RULES 'STILL FAR FROM CLEAR'

The agreement announced Friday ensures that the Safe Third Country Agreement (STCA) will continue. Under the bilateral treaty, which Canada and the U.S. signed in 2004, a potential refugee who arrives at an official Canadian border crossing and has first set foot on U.S. soil is turned away, as he or she must pursue a refugee claim in the first "safe haven" he or she arrived in.

"Rather than repealing the Safe Third Country Agreement and allowing asylum seekers to pass through border crossings safely, the new agreement will instead likely create thousands of mini-Roxham Roads across the country, where people will end up entering anyway in precarious, dangerous conditions and at the mercy of smugglers," said Quebec Solidaire's immigration critic, Andrés Fontecilla, in a written statement.

Fontecilla said that the rules for implementing the new agreement were "still far from clear," especially with regard to "the 14-day interception period."

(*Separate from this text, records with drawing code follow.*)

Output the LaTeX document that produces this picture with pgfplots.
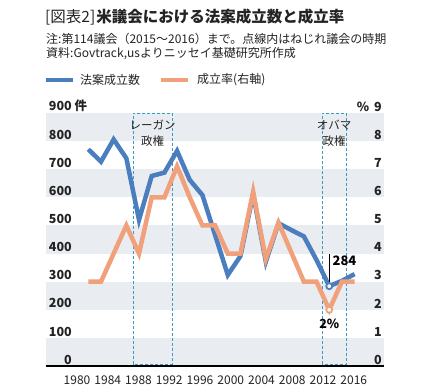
\documentclass[border=0pt]{standalone}
\usepackage{fontspec}
\setmainfont{Noto Sans CJK JP}
\usepackage{pgfplots}
\pgfplotsset{compat=1.18}
\definecolor{cblue}{RGB}{74,126,190}
\definecolor{corange}{RGB}{240,160,122}
\definecolor{cband}{RGB}{233,236,240}
\definecolor{cbox}{RGB}{55,155,195}
\definecolor{ctext}{RGB}{35,35,35}

\pgfplotstableread{
i laws
0 771
1 727
2 806
3 739
4 520
5 676
6 688
7 765
8 662
9 608
10 466
11 324
12 391
13 612
14 371
15 508
16 484
17 461
18 377
19 284
20 303
21 327
}\lawtable
\pgfplotstableread{
i rate
0 3.0
1 3.0
2 4.0
3 5.0
4 4.0
5 6.0
6 6.0
7 7.1
8 6.0
9 5.0
10 5.0
11 4.0
12 4.0
13 6.2
14 3.8
15 5.1
16 4.05
17 3.0
18 3.0
19 2.0
20 3.0
21 3.0
}\ratetable

\pgfplotsset{common/.style={
  at={(46bp,-366bp)}, anchor=south west,
  scale only axis, width=338bp, height=253bp,
  xmin=-3.336, xmax=23.32,
  axis line style={draw=none},
  major tick length=0pt,
  clip=false,
}}

\begin{document}
\begin{tikzpicture}
\useasboundingbox (0,0) rectangle (438bp,-392bp);
% title and notes
\node[anchor=west, inner sep=0pt, text=ctext] at (45bp,-17bp) {\fontsize{15.5bp}{18bp}\selectfont [図表2]\kern1bp\textbf{米議会における法案成立数と成立率}};
\node[anchor=west, inner sep=0pt, text=ctext] at (46bp,-39bp) {\fontsize{12bp}{14bp}\selectfont 注:第114議会（2015～2016）まで。点線内はねじれ議会の時期};
\node[anchor=west, inner sep=0pt, text=ctext] at (46bp,-54bp) {\fontsize{12bp}{14bp}\selectfont 資料:Govtrack,usよりニッセイ基礎研究所作成};
% legend
\draw[cblue, line width=4.5bp] (46bp,-80bp) -- (73bp,-80bp);
\node[anchor=west, inner sep=0pt, text=ctext] at (80bp,-80bp) {\fontsize{12bp}{14bp}\selectfont 法案成立数};
\draw[corange, line width=4.5bp] (161bp,-80bp) -- (188bp,-80bp);
\node[anchor=west, inner sep=0pt, text=ctext] at (197bp,-80bp) {\fontsize{12bp}{14bp}\selectfont 成立率(右軸)};

% background bands
\begin{axis}[common, ymin=0, ymax=900, xtick=\empty, ytick=\empty]
\fill[cband] (axis cs:-3.336,0) rectangle (axis cs:23.32,100);
\fill[cband] (axis cs:-3.336,200) rectangle (axis cs:23.32,300);
\fill[cband] (axis cs:-3.336,400) rectangle (axis cs:23.32,500);
\fill[cband] (axis cs:-3.336,600) rectangle (axis cs:23.32,700);
\fill[cband] (axis cs:-3.336,800) rectangle (axis cs:23.32,900);
\end{axis}

\begin{axis}[common,
  ymin=0, ymax=900,
  xtick={-0.891,1.534,3.959,6.384,8.809,11.234,13.659,16.084,18.509,20.934},
  xticklabels={1980,1984,1988,1992,1996,2000,2004,2008,2012,2016},
  xticklabel style={font=\fontsize{12bp}{14bp}\selectfont, text=ctext, anchor=north, inner sep=0pt, yshift=-10bp},
  ytick={0,100,200,300,400,500,600,700,800,900},
  yticklabels={0,100,200,300,400,500,600,700,800,{900\rlap{ 件}}},
  yticklabel style={font=\bfseries\fontsize{12.5bp}{14bp}\selectfont, text=ctext, anchor=south east, inner sep=0pt, xshift=26bp, yshift=1.5bp},
]
\draw[cbox, line width=0.9bp, dash pattern=on 3bp off 2bp] (axis cs:3.549,6) rectangle (axis cs:6.625,899);
\draw[cbox, line width=0.9bp, dash pattern=on 3bp off 2bp] (axis cs:18.45,6) rectangle (axis cs:20.38,899);
\node[align=center, text=ctext, inner sep=0pt, font=\fontsize{11.5bp}{16.7bp}\selectfont] at (axis cs:5.08,828) {レーガン\\政権};
\node[align=center, text=ctext, inner sep=0pt, font=\fontsize{11.5bp}{16.7bp}\selectfont] at (axis cs:19.38,828) {オバマ\\政権};
\addplot[cblue, line width=4.5bp, mark=*, mark indices={20}, mark size=3bp, mark options={fill=white, draw=cblue, line width=1.8bp}] table[x=i, y=laws] {\lawtable};
\draw[black, line width=0.8bp] (axis cs:19,299) -- (axis cs:19,398);
\node[anchor=west, inner sep=0pt, text=black, font=\bfseries\fontsize{13bp}{15bp}\selectfont] at (axis cs:19.25,373) {284};
\end{axis}

\begin{axis}[common,
  ymin=0, ymax=9,
  xtick=\empty,
  ytick={0,1,2,3,4,5,6,7,8,9},
  yticklabel pos=right,
  yticklabels={0,1,2,3,4,5,6,7,8,{\llap{\%\ \,}9}},
  yticklabel style={font=\bfseries\fontsize{12.5bp}{14bp}\selectfont, text=ctext, anchor=south east, inner sep=0pt, xshift=-2bp, yshift=1.5bp},
]
\addplot[corange, line width=4.5bp, mark=*, mark indices={20}, mark size=3bp, mark options={fill=white, draw=corange, line width=1.8bp}] table[x=i, y=rate] {\ratetable};
\node[inner sep=0pt, text=black, font=\bfseries\fontsize{12.5bp}{15bp}\selectfont] at (axis cs:19,1.5) {2\%};
\draw[black, line width=1.3bp] (rel axis cs:0,0) -- (rel axis cs:1,0);
\end{axis}
\end{tikzpicture}
\end{document}
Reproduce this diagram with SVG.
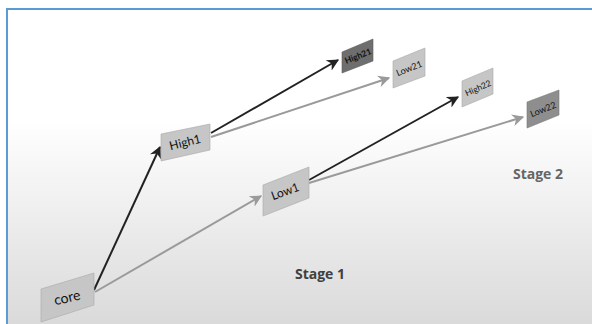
<svg xmlns="http://www.w3.org/2000/svg" width="592" height="324" viewBox="0 0 592 324">
<defs>
<linearGradient id="bg" x1="0" y1="0" x2="0" y2="1">
<stop offset="0" stop-color="#ffffff"/>
<stop offset="0.35" stop-color="#ffffff"/>
<stop offset="1" stop-color="#d9d9d9"/>
</linearGradient>
<marker id="ab" viewBox="0 0 10 10" refX="9" refY="5" markerWidth="6" markerHeight="6" orient="auto" markerUnits="strokeWidth">
<path d="M0,0 L10,5 L0,10 L3,5 Z" fill="#222"/>
</marker>
<marker id="ag" viewBox="0 0 10 10" refX="9" refY="5" markerWidth="6" markerHeight="6" orient="auto" markerUnits="strokeWidth">
<path d="M0,0 L10,5 L0,10 L3,5 Z" fill="#9a9a9a"/>
</marker>
</defs>
<style>
.node{fill:#c6c6c6;stroke:#a8a8a8;stroke-width:0.6}
.dark{fill:#6e6e6e;stroke:#5a5a5a;stroke-width:0.6}
.mid{fill:#8e8e8e;stroke:#7a7a7a;stroke-width:0.6}
.t{font-family:Lato,"Open Sans","Liberation Sans",sans-serif;fill:#111;text-anchor:middle;dominant-baseline:central}
.blk{stroke:#222;stroke-width:2;fill:none;marker-end:url(#ab)}
.gry{stroke:#9a9a9a;stroke-width:2;fill:none;marker-end:url(#ag)}
.stage{font-family:"Open Sans","Liberation Sans",sans-serif;font-weight:bold;font-size:14px;text-anchor:middle;dominant-baseline:central}
</style>
<rect x="0" y="0" width="592" height="324" fill="#ffffff"/>
<rect x="7" y="9" width="590" height="320" fill="url(#bg)"/>
<path d="M7,324 L7,9 L592,9" fill="none" stroke="#5b9bd5" stroke-width="2"/>
<g id="connectors">
<line class="blk" x1="94" y1="290" x2="160" y2="147"/>
<line class="gry" x1="95" y1="292" x2="261" y2="196"/>
<line class="blk" x1="211" y1="133" x2="338" y2="60"/>
<line class="gry" x1="211" y1="137" x2="389" y2="78"/>
<line class="blk" x1="309" y1="180" x2="458" y2="97"/>
<line class="gry" x1="309" y1="183" x2="523" y2="117"/>
</g>
<g id="core">
<polygon class="node" points="41,289 94,273 94,305 41,322"/>
<text class="t" x="67" y="297" font-size="14" transform="rotate(-13 67 297)">core</text>
</g>
<g id="High1">
<polygon class="node" points="161,134 210,124 210,150 161,161"/>
<text class="t" x="185" y="142" font-size="12" transform="rotate(-14 185 142)">High1</text>
</g>
<g id="Low1">
<polygon class="node" points="263,185 309,167 309,198 263,216"/>
<text class="t" x="285" y="191" font-size="12" transform="rotate(-20 285 191)">Low1</text>
</g>
<g id="High21">
<polygon class="dark" points="342,52 373,39 373,61 342,73"/>
<text class="t" x="358" y="56" font-size="8.5" font-weight="bold" transform="rotate(-22 358 56)">High21</text>
</g>
<g id="Low21">
<polygon class="node" points="393,61 425,48 425,76 393,88"/>
<text class="t" x="409" y="68" font-size="9" transform="rotate(-22 409 68)">Low21</text>
</g>
<g id="High22">
<polygon class="node" points="462,81 493,68 493,94 462,107"/>
<text class="t" x="478" y="88" font-size="8.5" transform="rotate(-24 478 88)">High22</text>
</g>
<g id="Low22">
<polygon class="mid" points="527,102 559,90 559,115 527,128"/>
<text class="t" x="543" y="109" font-size="9" transform="rotate(-22 543 109)">Low22</text>
</g>
<text class="stage" x="538" y="173" fill="#666">Stage 2</text>
<text class="stage" x="320" y="273" fill="#404040">Stage 1</text>
</svg>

The new policy to turn back migrants is to apply to people who have crossed outside official U.S.-Canada border entry points for up to 14 days after the irregular crossing.

"We also have a lot of questions about the 15,000 cases that will be accepted: who will be selected and on what criteria? It is deplorable that no organization dedicated to the reception of asylum seekers or concerned citizens' group has been consulted on this agreement which will not solve the problem," said the QS MNA.

Parti Québécois MNA Pascal Bérubé, the party's critic for immigration, francization and integration, said on Twitter that the "closure of Roxham Road was necessary."

"It makes you wonder why we had to wait a year, a year during which the Quebec government was never informed, nor consulted, obviously," he said.

"It's a bit embarrassing even if the result was necessary."